Geography
- Location: Obninsk, Moscow, Russia

Organisation
- Type: Specialist hospital

History
- Founded: 2014

Links
- Website: https://new.nmicr.ru/en/

= National Medical Research Radiological Center =

National Medical Research Radiological Center of the Ministry of Health of the Russian Federation (ФГБУ «Национальный медицинский исследовательский центр радиологии» (НМИЦ радиологии) Министерства здравоохранения Российской Федерации) is one of the largest oncological and radiological clusters in Russia, the main institution for radiology, a reference center in the field of pathomorphological research, radiation diagnostics and therapy.

==History==
In 2014, Russia's first scientific medical cluster in the field of oncology, radiology and urology was established as the National Medical Research Radiological Centre of the Ministry of Health of the Russian Federation. The status of the National Centre allowed us to apply all aspects of modern high-tech medical care available in the world. The purpose of the centre is to unite the efforts of scientists and practitioners in the fight against cancer, to create conditions for the introduction of the latest technologies in the field of cancer treatment, to ensure the breakthrough of Russian science and practice in the creation of nuclear medicine.

Since 2020, the Center becomes as the basic organization for the CIS member states in the field of oncology. On the basis of the Center there are two national registers: the Cancer Register and the National Radiation and Epidemiological Register.

The centre has a full range of modern diagnostic and complex and combined treatment methods for oncological diseases.

The Сenter obtain various kinds of modern radiation installations, including gamma- and cyber- knives, the Russian proton therapy complex Prometheus, introduces advanced technologies such as PIPAC, X–ray surgical methods of treatment, brachytherapy, treatment of radiation injuries.

The centre is one of the leaders in the field of nuclear medicine, development of Russian radiopharmaceuticals and introduction of technologies for their use in clinical practice.
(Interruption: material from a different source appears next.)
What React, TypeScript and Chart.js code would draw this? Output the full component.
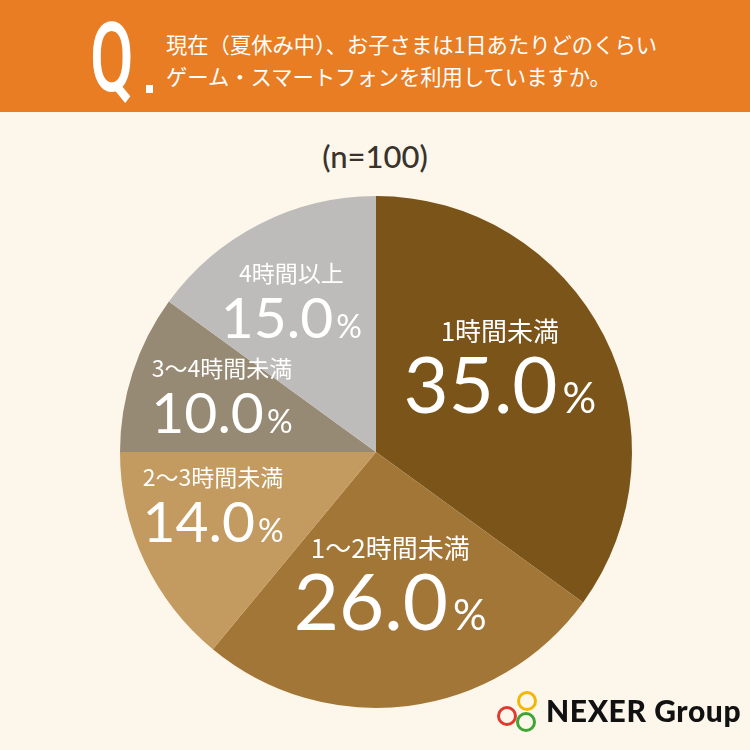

The use of nuclear medicine technologies in combined and complex treatment provides significant advantages in the treatment of both oncological and non-oncological diseases.

== Structure ==
NMRRC was established in May 2014 as a joint medical centre, bringing together three of Russia's oldest medical research institutions in Moscow and the Kaluga region, which formed its branches:

- P. Hertsen Moscow Oncology Research Center.
- A. Tsyb Medical Radiological Research Center.
- N. Lopatkin Research Institute of Urology and Interventional Radiology.

== Research and development ==
The Center carries out research into cancer treatment, radiopharmaceuticals and advanced techniques for rehabilitation, primarily based on tissue engineering and regenerative medicine approaches.